— BEGIN Source data —

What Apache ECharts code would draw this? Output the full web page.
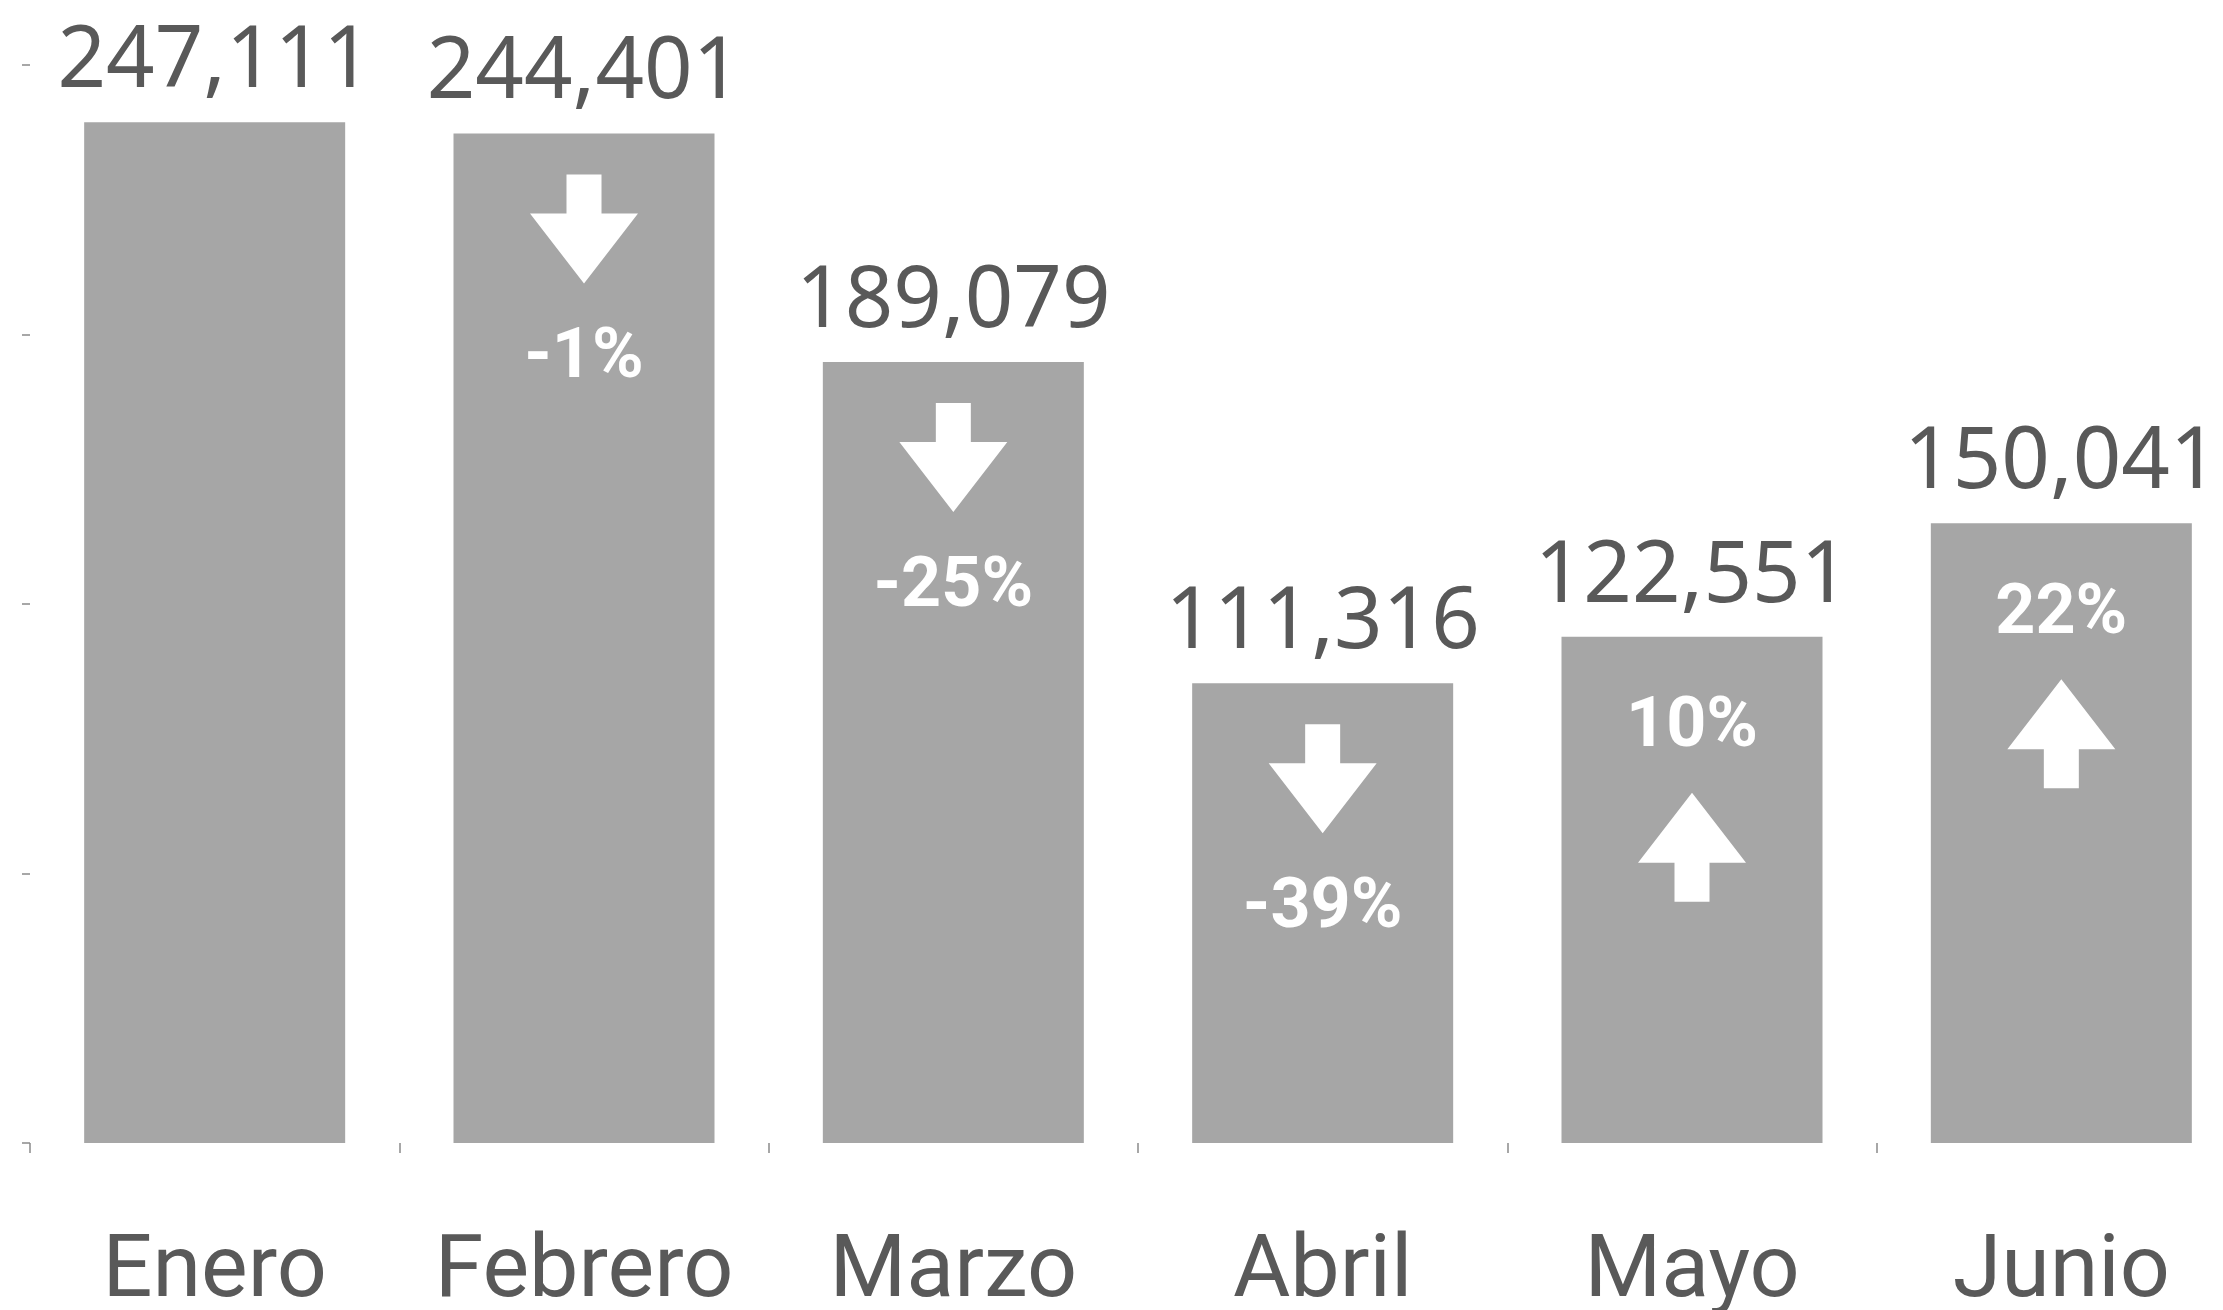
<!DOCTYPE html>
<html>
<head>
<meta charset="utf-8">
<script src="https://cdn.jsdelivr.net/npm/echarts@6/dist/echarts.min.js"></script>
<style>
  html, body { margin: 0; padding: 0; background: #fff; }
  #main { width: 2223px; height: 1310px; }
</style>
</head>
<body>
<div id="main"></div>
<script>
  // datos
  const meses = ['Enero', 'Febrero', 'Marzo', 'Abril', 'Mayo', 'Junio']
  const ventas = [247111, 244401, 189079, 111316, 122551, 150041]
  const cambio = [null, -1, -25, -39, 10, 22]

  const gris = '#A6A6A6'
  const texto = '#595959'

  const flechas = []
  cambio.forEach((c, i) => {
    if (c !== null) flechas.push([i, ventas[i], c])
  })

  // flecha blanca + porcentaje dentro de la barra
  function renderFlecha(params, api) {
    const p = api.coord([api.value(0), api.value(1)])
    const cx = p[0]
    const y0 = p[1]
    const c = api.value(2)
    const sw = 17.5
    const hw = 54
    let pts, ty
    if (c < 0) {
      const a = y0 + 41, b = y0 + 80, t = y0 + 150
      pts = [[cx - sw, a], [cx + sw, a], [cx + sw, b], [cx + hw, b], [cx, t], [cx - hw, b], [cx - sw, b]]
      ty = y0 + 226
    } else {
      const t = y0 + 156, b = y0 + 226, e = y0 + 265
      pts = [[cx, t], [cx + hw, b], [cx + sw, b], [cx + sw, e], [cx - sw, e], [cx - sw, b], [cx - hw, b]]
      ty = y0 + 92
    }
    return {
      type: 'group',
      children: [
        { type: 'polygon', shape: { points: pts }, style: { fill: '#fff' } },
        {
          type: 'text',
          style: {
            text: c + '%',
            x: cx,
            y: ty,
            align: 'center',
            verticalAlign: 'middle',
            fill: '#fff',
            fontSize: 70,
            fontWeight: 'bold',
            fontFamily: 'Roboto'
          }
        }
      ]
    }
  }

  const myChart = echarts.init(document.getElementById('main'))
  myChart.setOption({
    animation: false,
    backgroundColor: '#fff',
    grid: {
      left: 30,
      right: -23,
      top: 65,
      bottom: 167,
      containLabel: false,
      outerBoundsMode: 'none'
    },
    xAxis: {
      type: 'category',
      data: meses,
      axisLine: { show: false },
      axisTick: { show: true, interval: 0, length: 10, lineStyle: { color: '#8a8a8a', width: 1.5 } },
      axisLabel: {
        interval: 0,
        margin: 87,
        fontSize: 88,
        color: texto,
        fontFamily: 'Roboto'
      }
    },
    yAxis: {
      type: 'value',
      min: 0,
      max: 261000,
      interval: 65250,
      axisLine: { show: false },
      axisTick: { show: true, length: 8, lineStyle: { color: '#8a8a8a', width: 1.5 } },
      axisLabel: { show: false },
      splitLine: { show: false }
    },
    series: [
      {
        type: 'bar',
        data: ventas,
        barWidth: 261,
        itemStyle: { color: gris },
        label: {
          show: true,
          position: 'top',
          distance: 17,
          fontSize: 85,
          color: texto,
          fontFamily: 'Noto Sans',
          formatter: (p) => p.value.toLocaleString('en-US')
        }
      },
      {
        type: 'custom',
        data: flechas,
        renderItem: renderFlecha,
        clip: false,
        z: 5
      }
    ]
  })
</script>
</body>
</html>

— END Source data —

Exercise aim: Extract the full listing above verbatim; pictures are to be left out of the copy.

Expected answer:
What Apache ECharts code would draw this? Output the full web page.
<!DOCTYPE html>
<html>
<head>
<meta charset="utf-8">
<script src="https://cdn.jsdelivr.net/npm/echarts@6/dist/echarts.min.js"></script>
<style>
  html, body { margin: 0; padding: 0; background: #fff; }
  #main { width: 2223px; height: 1310px; }
</style>
</head>
<body>
<div id="main"></div>
<script>
  // datos
  const meses = ['Enero', 'Febrero', 'Marzo', 'Abril', 'Mayo', 'Junio']
  const ventas = [247111, 244401, 189079, 111316, 122551, 150041]
  const cambio = [null, -1, -25, -39, 10, 22]

  const gris = '#A6A6A6'
  const texto = '#595959'

  const flechas = []
  cambio.forEach((c, i) => {
    if (c !== null) flechas.push([i, ventas[i], c])
  })

  // flecha blanca + porcentaje dentro de la barra
  function renderFlecha(params, api) {
    const p = api.coord([api.value(0), api.value(1)])
    const cx = p[0]
    const y0 = p[1]
    const c = api.value(2)
    const sw = 17.5
    const hw = 54
    let pts, ty
    if (c < 0) {
      const a = y0 + 41, b = y0 + 80, t = y0 + 150
      pts = [[cx - sw, a], [cx + sw, a], [cx + sw, b], [cx + hw, b], [cx, t], [cx - hw, b], [cx - sw, b]]
      ty = y0 + 226
    } else {
      const t = y0 + 156, b = y0 + 226, e = y0 + 265
      pts = [[cx, t], [cx + hw, b], [cx + sw, b], [cx + sw, e], [cx - sw, e], [cx - sw, b], [cx - hw, b]]
      ty = y0 + 92
    }
    return {
      type: 'group',
      children: [
        { type: 'polygon', shape: { points: pts }, style: { fill: '#fff' } },
        {
          type: 'text',
          style: {
            text: c + '%',
            x: cx,
            y: ty,
            align: 'center',
            verticalAlign: 'middle',
            fill: '#fff',
            fontSize: 70,
            fontWeight: 'bold',
            fontFamily: 'Roboto'
          }
        }
      ]
    }
  }

  const myChart = echarts.init(document.getElementById('main'))
  myChart.setOption({
    animation: false,
    backgroundColor: '#fff',
    grid: {
      left: 30,
      right: -23,
      top: 65,
      bottom: 167,
      containLabel: false,
      outerBoundsMode: 'none'
    },
    xAxis: {
      type: 'category',
      data: meses,
      axisLine: { show: false },
      axisTick: { show: true, interval: 0, length: 10, lineStyle: { color: '#8a8a8a', width: 1.5 } },
      axisLabel: {
        interval: 0,
        margin: 87,
        fontSize: 88,
        color: texto,
        fontFamily: 'Roboto'
      }
    },
    yAxis: {
      type: 'value',
      min: 0,
      max: 261000,
      interval: 65250,
      axisLine: { show: false },
      axisTick: { show: true, length: 8, lineStyle: { color: '#8a8a8a', width: 1.5 } },
      axisLabel: { show: false },
      splitLine: { show: false }
    },
    series: [
      {
        type: 'bar',
        data: ventas,
        barWidth: 261,
        itemStyle: { color: gris },
        label: {
          show: true,
          position: 'top',
          distance: 17,
          fontSize: 85,
          color: texto,
          fontFamily: 'Noto Sans',
          formatter: (p) => p.value.toLocaleString('en-US')
        }
      },
      {
        type: 'custom',
        data: flechas,
        renderItem: renderFlecha,
        clip: false,
        z: 5
      }
    ]
  })
</script>
</body>
</html>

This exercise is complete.